NASA announced on Monday that a new planet was discovered orbiting 2 stars approximately 1,300 light-years from planet Earth. The planet, TOI 1338 b, was captured by TESS (Transiting Exoplanet Survey Satellite). The first person to report notice the planet from the satellite’s data was a 3-day-old NASA intern – Wolf Cukier.
Cukier said, “I was looking through the data for everything the volunteers had flagged as an eclipsing binary, a system where two stars circle around each other and from our view eclipse each other every orbit.”
Wolf Cukier was tasked with examining variations in the brightness of stars during his Summer 2019 internship at NASA. NASA tasks humans with such examination work as the Goddard researcher Veselin Kostov has said that the human eye is much better at finding small changes and patterns compared to an algorithm.
Cukier continues to say, “About three days into my internship, I saw a signal from a system called TOI 1338. At first, I thought it was a stellar eclipse, but the timing was wrong.

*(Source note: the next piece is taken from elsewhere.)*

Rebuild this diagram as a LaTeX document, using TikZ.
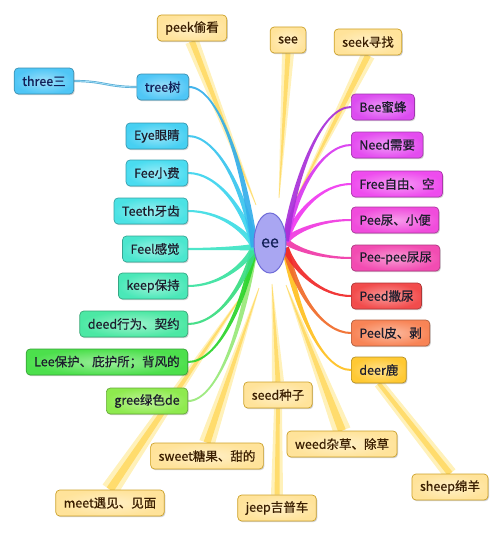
\documentclass[tikz,border=0pt]{standalone}
\usepackage{fontspec}
\setmainfont{Noto Sans CJK SC}[FakeBold=0.6]
\usetikzlibrary{calc,shapes.geometric,shadows,backgrounds}
\definecolor{cTree}{HTML}{4FC6F6}
\definecolor{cEye}{HTML}{47D0F2}
\definecolor{cFee}{HTML}{4ADCF0}
\definecolor{cTeeth}{HTML}{4BE2E4}
\definecolor{cFeel}{HTML}{4BE6CE}
\definecolor{cKeep}{HTML}{4AE8B8}
\definecolor{cDeed}{HTML}{4CE8A4}
\definecolor{cLee}{HTML}{4CE04C}
\definecolor{cGree}{HTML}{8EEA4E}
\definecolor{cBee}{HTML}{DC4CF0}
\definecolor{cNeed}{HTML}{E44CF0}
\definecolor{cFree}{HTML}{EE4CEE}
\definecolor{cPee}{HTML}{F04CDC}
\definecolor{cPeepee}{HTML}{F24CB2}
\definecolor{cPeed}{HTML}{F24C4C}
\definecolor{cPeel}{HTML}{F88456}
\definecolor{cDeer}{HTML}{FFC933}
\definecolor{cYel}{HTML}{FFE39A}
\definecolor{lTree}{HTML}{33AEEA}
\definecolor{lEye}{HTML}{38C4EE}
\definecolor{lFee}{HTML}{3CD4EE}
\definecolor{lTeeth}{HTML}{3EDCE4}
\definecolor{lFeel}{HTML}{3EE4C4}
\definecolor{lKeep}{HTML}{3AE2A0}
\definecolor{lDeed}{HTML}{38DC80}
\definecolor{lLee}{HTML}{2AD42A}
\definecolor{lGree}{HTML}{98E878}
\definecolor{lBee}{HTML}{A830D8}
\definecolor{lNeed}{HTML}{D838F0}
\definecolor{lFree}{HTML}{F038F0}
\definecolor{lPee}{HTML}{F038E0}
\definecolor{lPeepee}{HTML}{F038A8}
\definecolor{lPeed}{HTML}{F02828}
\definecolor{lPeel}{HTML}{F06A28}
\definecolor{lDeer}{HTML}{FFC020}
\definecolor{spokeOut}{HTML}{FFEFB2}
\definecolor{spokeIn}{HTML}{FFD654}
\definecolor{ellFill}{HTML}{A9A6F2}
\definecolor{ellDraw}{HTML}{6F6CD8}
\definecolor{txtDark}{HTML}{1C1C2C}
\definecolor{txtNavy}{HTML}{122058}
\definecolor{txtBrown}{HTML}{3A1E00}
\newcommand\mybranch[4]{%
  \coordinate (bH) at (#1);
  \coordinate (bT) at (#2);
  \coordinate (ba) at ($(bH)!0.15!(bT)$);
  \coordinate (bb) at ($(bH)!0.5!(bT)$);
  \coordinate (bC1) at (ba |- bb);
  \coordinate (bd) at ($(bT)!0.45!(bH)$);
  \coordinate (bC2) at (bd |- bT);
  \fill[#3, opacity=0.92] ($(bH)!#4!90:(bC1)$) .. controls ($(bC1)!2.2pt!90:(bC2)$) and ($(bC2)!1.2pt!90:(bT)$) .. ($(bT)!1pt!-90:(bC2)$)
    -- ($(bT)!1pt!90:(bC2)$) .. controls ($(bC2)!1.2pt!-90:(bT)$) and ($(bC1)!2.2pt!-90:(bC2)$) .. ($(bH)!#4!-90:(bC1)$) -- cycle;
}
\newcommand\myspoke[5]{%
  \fill[#5] ($(#1)!#3!90:(#2)$) -- ($(#2)!#4!-90:(#1)$) -- ($(#2)!#4!90:(#1)$) -- ($(#1)!#3!-90:(#2)$) -- cycle;
}
\tikzset{
  box/.style={rounded corners=4pt, draw=#1!72!black, line width=0.7pt,
    inner color=#1!55!white, outer color=#1,
    minimum height=26pt, inner xsep=8pt, inner ysep=0pt,
    font=\fontsize{12.5}{14}\selectfont, text=txtDark,
    drop shadow={shadow xshift=1pt, shadow yshift=-1.2pt, opacity=0.3, fill=black!60}},
  ybox/.style={box=cYel, draw=cDeer!80!black, text=txtBrown},
  nbox/.style={box=#1, text=txtNavy},
  spo/.style={fill=spokeOut, opacity=0.9},
  spi/.style={fill=spokeIn, opacity=0.75}
}
\begin{document}
\begin{tikzpicture}[x=1pt,y=-1pt]
\useasboundingbox (0,0) rectangle (500,535);
% hub
\node[ellipse, minimum width=32pt, minimum height=60pt, inner sep=0pt, fill=ellFill, draw=ellDraw, line width=1pt, font=\fontsize{16}{18}\selectfont, text=txtNavy] (ee) at (270,243) {ee};
% left column
\node[nbox=cTree] (three) at (44,81) {three三};
\node[nbox=cTree, anchor=east] (tree) at (189,87) {tree树};
\node[box=cEye, anchor=east] (eye) at (188,136) {Eye眼睛};
\node[box=cFee, anchor=east] (fee) at (188,173) {Fee小费};
\node[box=cTeeth, anchor=east] (teeth) at (188,211) {Teeth牙齿};
\node[box=cFeel, anchor=east] (feel) at (188,249) {Feel感觉};
\node[box=cKeep, anchor=east] (keep) at (188,286) {keep保持};
\node[box=cDeed, anchor=east] (deed) at (188,324) {deed行为、契约};
\node[box=cLee, anchor=east] (lee) at (188,362) {Lee保护、庇护所；背风的};
\node[box=cGree, anchor=east] (gree) at (188,401) {gree绿色de};
% right column
\node[box=cBee, anchor=west] (bee) at (351,107) {Bee蜜蜂};
\node[box=cNeed, anchor=west] (need) at (351,145) {Need需要};
\node[box=cFree, anchor=west] (free) at (351,184) {Free自由、空};
\node[box=cPee, anchor=west] (pee) at (351,220) {Pee尿、小便};
\node[box=cPeepee, anchor=west] (peepee) at (351,258) {Pee-pee尿尿};
\node[box=cPeed, anchor=west] (peed) at (351,296) {Peed撒尿};
\node[box=cPeel, anchor=west] (peel) at (351,333) {Peel皮、剥};
\node[box=cDeer, anchor=west] (deer) at (351,370) {deer鹿};
% yellow spokes' boxes
\node[ybox] (peek) at (192,28) {peek偷看};
\node[ybox] (see) at (288,40) {see};
\node[ybox] (seek) at (368,42) {seek寻找};
\node[ybox] (seed) at (278,395) {seed种子};
\node[ybox] (weed) at (342,444) {weed杂草、除草};
\node[ybox] (sweet) at (207,456) {sweet糖果、甜的};
\node[ybox] (sheep) at (450,487) {sheep绵羊};
\node[ybox] (meet) at (110,503) {meet遇见、见面};
\node[ybox] (jeep) at (277,508) {jeep吉普车};
% tip coordinates
\coordinate (tpeek) at (256,205);
\coordinate (tsee) at (279,198);
\coordinate (tseek) at (294,203);
\coordinate (tmeet) at (247,288);
\coordinate (tsweet) at (259,288);
\coordinate (tseed) at (272,284);
\coordinate (tweed) at (286,285);
\coordinate (hubL) at ($(ee.west)+(1,4)$);
\coordinate (hubR) at ($(ee.east)+(-1,-2)$);
\coordinate (hubR2) at ($(ee.east)+(-1,5)$);
\begin{pgfonlayer}{background}
  \foreach \a/\b/\wa/\wb in {peek.south/tpeek/7pt/0.4pt, see.south/tsee/6pt/0.4pt, seek.south/tseek/7pt/0.4pt,
      meet.north/tmeet/9pt/0.4pt, sweet.north/tsweet/8pt/0.4pt, seed.north/tseed/6pt/0.4pt,
      weed.north/tweed/9pt/0.4pt, jeep.north/seed.south/6pt/4pt, sheep.north/deer.south/7pt/5pt}{
    \myspoke{\a}{\b}{\wa}{\wb}{spo}
  }
  \foreach \a/\b/\wa/\wb in {peek.south/tpeek/3pt/0.2pt, see.south/tsee/2.5pt/0.2pt, seek.south/tseek/3pt/0.2pt,
      meet.north/tmeet/4pt/0.2pt, sweet.north/tsweet/3.5pt/0.2pt, seed.north/tseed/2.5pt/0.2pt,
      weed.north/tweed/4pt/0.2pt, jeep.north/seed.south/2.5pt/1.8pt, sheep.north/deer.south/3pt/2pt}{
    \myspoke{\a}{\b}{\wa}{\wb}{spi}
  }
  % three - tree
  \draw[line width=2.2pt, color=lTree!85!black, opacity=0.8] (three.east) .. controls +(30,0) and +(-30,0) .. (tree.west);
  \draw[line width=0.8pt, color=cTree!50!white] (three.east) .. controls +(30,0) and +(-30,0) .. (tree.west);
  % branches
  \mybranch{hubL}{gree.east}{lGree}{3.4pt}
  \mybranch{hubL}{lee.east}{lLee}{3.4pt}
  \mybranch{hubL}{deed.east}{lDeed}{3.4pt}
  \mybranch{hubL}{keep.east}{lKeep}{3.4pt}
  \mybranch{hubL}{feel.east}{lFeel}{3.4pt}
  \mybranch{hubL}{teeth.east}{lTeeth}{3.4pt}
  \mybranch{hubL}{fee.east}{lFee}{3.4pt}
  \mybranch{hubL}{eye.east}{lEye}{3.4pt}
  \mybranch{hubL}{tree.east}{lTree}{3.6pt}
  \mybranch{hubR2}{deer.west}{lDeer}{3.6pt}
  \mybranch{hubR2}{peel.west}{lPeel}{3.4pt}
  \mybranch{hubR2}{peed.west}{lPeed}{3.4pt}
  \mybranch{hubR}{peepee.west}{lPeepee}{3.4pt}
  \mybranch{hubR}{pee.west}{lPee}{3.4pt}
  \mybranch{hubR}{free.west}{lFree}{3.4pt}
  \mybranch{hubR}{need.west}{lNeed}{3.4pt}
  \mybranch{hubR}{bee.west}{lBee}{3.4pt}
\end{pgfonlayer}
\end{tikzpicture}
\end{document}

It turned out to be a planet.”
Cukier is a high school senior and has said that he is continuing to look for more planets, according to an interview he gave with ABC News. The paper written on the discovery is co-authored by Cukier and is now under review by a scientific journal.
TOI 1338 b and TESS
The newly discovered planet is almost 7 times the size of planet Earth. The planet uniquely orbits around two stars – TOI 1138 A and TOI 1338 B. Such orbits are known to be unstable/unpredictable, however, NASA estimates that the orbit will remain stable for the next 10 million years. That means the “binary sunsets” that are depicted in Star Wars films might be possible on this planet.
NASA’s press release says, “TESS is expected to observe hundreds of thousands of eclipsing binaries during its initial two-year mission, so many more of these circumbinary planets should be waiting for discovery.”